I say this not to disparage Plaintiff’s case or suggest that Defendants have clean hands. I stand by my
previous statement that Plaintiff has been wronged, and I find the state agencies’ failure to comply with the
state court expungement order inexcusable. I did not promptly dismiss these claims because of the essential
injustice involved in this case. I believed that having the power of this court looming in the background
would advance Plaintiff’s interests by speeding up the expungement process, and this appears to have
happened. The problem with Plaintiff’s case is not an absence of injury, but the lack of a clear Constitutional
hook. Most of his claims are better suited for the Illinois Court of Claims, or through a common law
defamation action. If, however, Plaintiff decides to re-file Count III in federal court against properly named
defendants, he should be mindful of the issues I have laid out above. Counts II and III are dismissed in their
entirety. Only Count IV remains.
Plaintiff’s motion for the appointment of an expert is denied. Plaintiff overreaches in asserting that he
requires a computer forensics expert to examine various Illinois State Police archives. There are archives
that require only ordinary computer skills to search and others that require great expertise; Plaintiff has made
an inadequate showing that the ISP archives fall within the latter group. In making this determination, I have
to weigh the likelihood that such an expert would be able to recover meaningful evidence against the
significant expenditure of taxpayer funds such an expert search would entail. It is too late for Plaintiff to add
any new defendants, and even if a forensics expert could find evidence to support the remaining claim against
Defendant McGimpsey, it is going to be very hard to prove damages.

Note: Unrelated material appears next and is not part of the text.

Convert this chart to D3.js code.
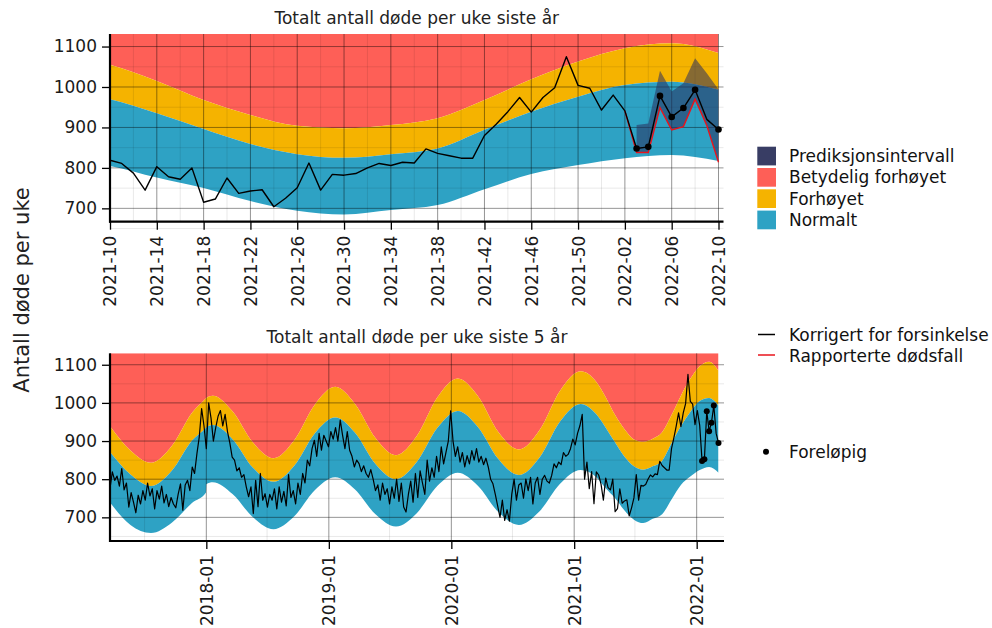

Plaintiff has a considerable criminal
history apart from the wrongful conviction of murder, and thus, it is far from certain that he would have
found employment even without the expungement problems and the issuance of erroneous rap sheets. Given
these circumstances, I cannot justify the appointment of such an expert at this time.
The only remaining issue is the appointment of new counsel to assist Plaintiff in prosecuting Count IV. I will
take his motion under advisement and issue a ruling at the next status hearing.